Words cannot describe how much of a warrior this kid is, as the entire world saw his shoulder popping in and out like a Lego during the playoffs, and he kept shaking off the pain and throwing himself out there while still playing lockdown defense to boot.
Unfortunately, Bradley's shoulder popped out one time too many in the second round against the Philadelphia 76ers, and he was forced to miss Games 5, 6, and 7 of that series and the entire Eastern Conference Finals against Miami. He proceeded to undergo surgery on both shoulders in the offseason, and because of that, he is going to miss some time at the beginning of the 2012-13 campaign.
When Bradley returns, he is going to be an absolutely vital piece to the Celtics' title hopes.
As I noted before, you can make a serious argument that he is the game's best perimeter defender.

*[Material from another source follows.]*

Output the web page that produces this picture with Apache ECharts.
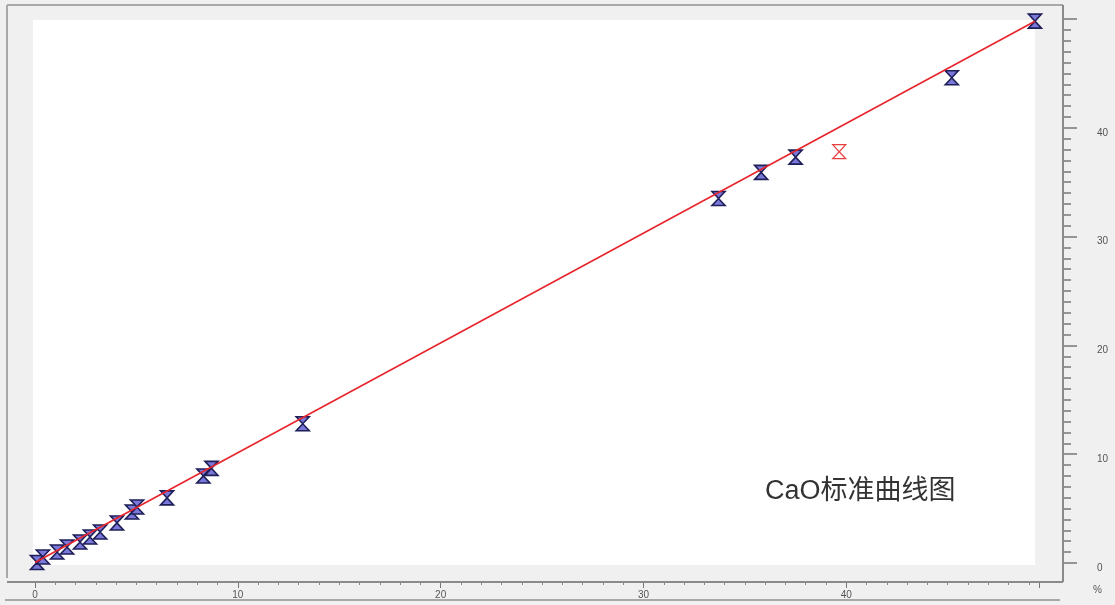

He is simply outstanding on that side of the ball, making life a living hell for Wade during the regular season and perhaps handing him his most embarrassing highlight (or I guess I should call it a lowlight) of his career with this violent rejection.

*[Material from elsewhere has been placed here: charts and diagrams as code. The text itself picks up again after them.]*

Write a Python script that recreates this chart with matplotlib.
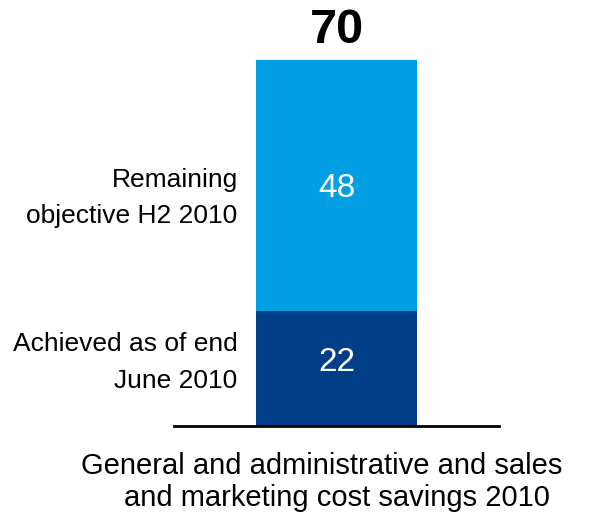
import matplotlib.pyplot as plt

plt.rcParams['font.family'] = ['Liberation Sans', 'DejaVu Sans']

# data
segments = ['Achieved as of end\nJune 2010', 'Remaining\nobjective H2 2010']
values = [22, 48]
colors = ['#003f87', '#009fe3']
total = sum(values)
category = 'General and administrative and sales\nand marketing cost savings 2010'

W, H = 604, 516
fig = plt.figure(figsize=(W / 100, H / 100), dpi=100)
# axes placed in pixel terms: baseline at y=426, value 70 at y=60, x from 174 to 499
ax = fig.add_axes([174 / W, (H - 426) / H, 325 / W, (426 - 60) / H])
ax.set_xlim(0, 1)
ax.set_ylim(0, total)
ax.axis('off')

# small vertical nudges for the texts of each segment
num_dy = [1.2, -0.5]
lab_dy = [-3.7, -7.2]

bottom = 0
for name, v, c, dn, dl in zip(segments, values, colors, num_dy, lab_dy):
    ax.bar(0.5, v, width=0.495, bottom=bottom, color=c, zorder=2)
    mid = bottom + v / 2
    # value inside the segment
    ax.text(0.5, mid + dn, str(v), ha='center', va='center',
            color='white', fontsize=24)
    # segment label on the left (baseline of last line)
    ax.text(0.196, mid + dl, name, ha='right', va='baseline',
            fontsize=19, linespacing=1.65)
    bottom += v

# total above the bar
ax.text(0.5, total + 5.7, str(total), ha='center', va='center',
        fontsize=35, fontweight='bold', clip_on=False)

# baseline
ax.plot([0, 1], [0, 0], color='black', lw=2, clip_on=False, zorder=3)

# category label under the baseline
lines = category.split('\n')
fig.text(322 / W, 1 - 466 / H, lines[0], ha='center', va='center', fontsize=21)
fig.text(336.5 / W, 1 - 498 / H, lines[1], ha='center', va='center', fontsize=21)

fig.savefig('out.png', dpi=100)
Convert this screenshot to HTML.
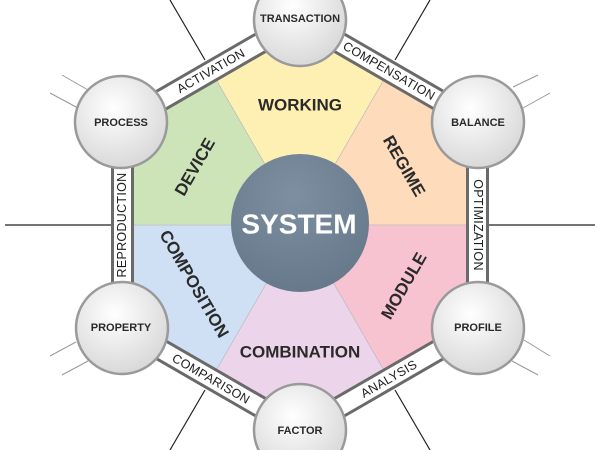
<!DOCTYPE html>
<html><head><meta charset="utf-8"><style>
html,body{margin:0;padding:0;background:#fff;width:600px;height:450px;overflow:hidden;}
svg{display:block;overflow:hidden;}
text{font-family:"Liberation Sans",sans-serif;}
</style></head><body>
<svg width="600" height="450" viewBox="0 0 600 450" overflow="hidden" xmlns="http://www.w3.org/2000/svg">
<defs>
<radialGradient id="cg" cx="0.42" cy="0.35" r="0.7">
<stop offset="0" stop-color="#ffffff"/><stop offset="1" stop-color="#d6d6d6"/>
</radialGradient>
<radialGradient id="sg" cx="0.45" cy="0.3" r="0.75">
<stop offset="0" stop-color="#7d8fa0"/><stop offset="1" stop-color="#65788a"/>
</radialGradient>
</defs>
<g stroke="#222" stroke-width="1.2">
<line x1="5" y1="225" x2="112" y2="225"/>
<line x1="488" y1="225" x2="595" y2="225"/>
<line x1="205" y1="60" x2="170" y2="0"/>
<line x1="395" y1="60" x2="430" y2="0"/>
<line x1="205" y1="390" x2="170" y2="450"/>
<line x1="395" y1="390" x2="430" y2="450"/>
</g>
<g stroke="#999" stroke-width="1">
<line x1="62" y1="75" x2="88" y2="90"/><line x1="50" y1="93" x2="78" y2="108"/>
<line x1="513" y1="87" x2="538" y2="75"/><line x1="523" y1="108" x2="550" y2="93"/>
<line x1="50" y1="356" x2="76" y2="342"/><line x1="62" y1="375" x2="88" y2="361"/>
<line x1="524" y1="340" x2="550" y2="356"/><line x1="512" y1="361" x2="538" y2="375"/>
</g>
<g stroke="#b8b8b8" stroke-width="0.6">
<polygon points="300,225 211.25,71.25 300,20 388.75,71.25" fill="#fdf0b2"/>
<polygon points="300,225 388.75,71.25 477.5,122.5 477.5,225" fill="#fddbbb"/>
<polygon points="300,225 477.5,225 477.5,327.5 388.75,378.75" fill="#f8c3d1"/>
<polygon points="300,225 388.75,378.75 300,430 211.25,378.75" fill="#ecd5ea"/>
<polygon points="300,225 211.25,378.75 122.5,327.5 122.5,225" fill="#cfe0f4"/>
<polygon points="300,225 122.5,225 122.5,122.5 211.25,71.25" fill="#cde3b8"/>
</g>
<polygon points="300,20 477.5,122.5 477.5,327.5 300,430 122.5,327.5 122.5,122.5" fill="none" stroke="#6a6a6a" stroke-width="23" stroke-linejoin="miter"/>
<polygon points="300,20 477.5,122.5 477.5,327.5 300,430 122.5,327.5 122.5,122.5" fill="none" stroke="#fff" stroke-width="17" stroke-linejoin="miter"/>
<g font-size="12.5" fill="#1e1e1e" text-anchor="middle" dominant-baseline="central" letter-spacing="0.3">
<text transform="translate(211,71) rotate(-30)">ACTIVATION</text>
<text transform="translate(389,71) rotate(30)">COMPENSATION</text>
<text transform="translate(478,225) rotate(90)">OPTIMIZATION</text>
<text transform="translate(389,379) rotate(-30)">ANALYSIS</text>
<text transform="translate(211,379) rotate(30)">COMPARISON</text>
<text transform="translate(122,225) rotate(-90)">REPRODUCTION</text>
</g>
<g font-size="17" font-weight="bold" fill="#2a2a2a" text-anchor="middle" dominant-baseline="central">
<text x="300" y="105">WORKING</text>
<text transform="translate(404,166) rotate(60)">REGIME</text>
<text transform="translate(404,286) rotate(-60)">MODULE</text>
<text x="300" y="352">COMBINATION</text>
<text transform="translate(194,284) rotate(60)">COMPOSITION</text>
<text transform="translate(195,167) rotate(-60)">DEVICE</text>
</g>
<circle cx="300" cy="223" r="69" fill="url(#sg)"/>
<text x="299" y="224" font-size="28" font-weight="bold" fill="#fff" text-anchor="middle" dominant-baseline="central">SYSTEM</text>
<g stroke="#9a9a9a" stroke-width="2.5" fill="url(#cg)">
<circle cx="300" cy="20" r="46"/>
<circle cx="478" cy="122" r="46"/>
<circle cx="478" cy="328" r="46"/>
<circle cx="300" cy="430" r="46"/>
<circle cx="122" cy="328" r="46"/>
<circle cx="121" cy="122" r="46"/>
</g>
<g font-size="11" font-weight="bold" fill="#2a2a2a" text-anchor="middle" dominant-baseline="central">
<text x="300" y="19">TRANSACTION</text>
<text x="478" y="123">BALANCE</text>
<text x="478" y="328">PROFILE</text>
<text x="300" y="431">FACTOR</text>
<text x="121" y="328">PROPERTY</text>
<text x="121" y="123">PROCESS</text>
</g>
</svg>
</body></html>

What many people do not know about the 21-year-old Bradley is that he actually became a good three-point shooter this past season, as he shot the ball at a 40.7 percent clip from beyond the arc (he especially likes the corner three). Bradley also shot 49.8 percent from the floor overall in 2012, not to mention 79.5 percent from the free throw line.
And they said he couldn't shoot.
If Boston is going to win a championship this season, Bradley will have to be a big part of it.
And now, for Mr. Celtic himself, Paul Pierce.
Pierce was clearly not himself against the 76ers or the Heat in the playoffs, as he was playing on a sprained MCL that visibly limited him on both ends of the floor (as one would expect). Now that Pierce has had a chance to get healthy, I expect him to return to form in no time.
The good thing for Pierce is that, with all of the depth Ainge has accumulated throughout this offseason, he will likely not have to play big minutes during the regular season, so he could save all of that energy for the playoffs when he really needs it.
Believe me; I was very tempted to put Pierce at No. 2 on this list, but I just couldn't do it.
Many people call Rondo the motor of the Celtics.
That is a very good analogy, as it seems like Rondo never runs out of energy out there.
As if Rondo's game needed to get any better, we all saw his jump shot improve right before our very eyes in the playoffs, as he used it to bury Philadelphia in Game 7 of the conference semifinals and then to help put Miami on the brink of elimination in the conference finals.
We all know how effective Rondo is on the break, and now he will have a healthy Bradley and Wilcox back in tow, not to mention Terry and Lee, as well. That's why I think the 2012-13 season could be Rondo's biggest yet, as he has an abundance of support around him, especially in the backcourt which should take an ample amount of pressure off of him.
Fortunately for Rondo, with the likes of Terry aboard now, he will get a chance to rest throughout the season.
I know many feel that this spot belongs to Rondo, but it's just not true. Garnett is the most important player on the Celtics, and the playoffs proved that.
As a matter of fact, according to Alex Kennedy of HoopsWorld, Garnett had the highest plus-minus stat of any player in the postseason heading into Game 6 against the Heat at plus-164. If that doesn't tell you how valuable the guy is, I don't know what will.
Don't get me wrong; Rondo is obviously a gigantic part of Boston's ultimate goal, but Garnett is the straw that stirs the drink. Even at age 36, K.G. is arguably the best defender in the NBA, and his defensive prowess rubs off on his teammates, as mentioned earlier with Bass.
I also feel like Rivers should always run the offense through Garnett in the post. It opens everyone else's games up, including Rondo's.
Garnett will be the driving force behind a potential title run for the C's.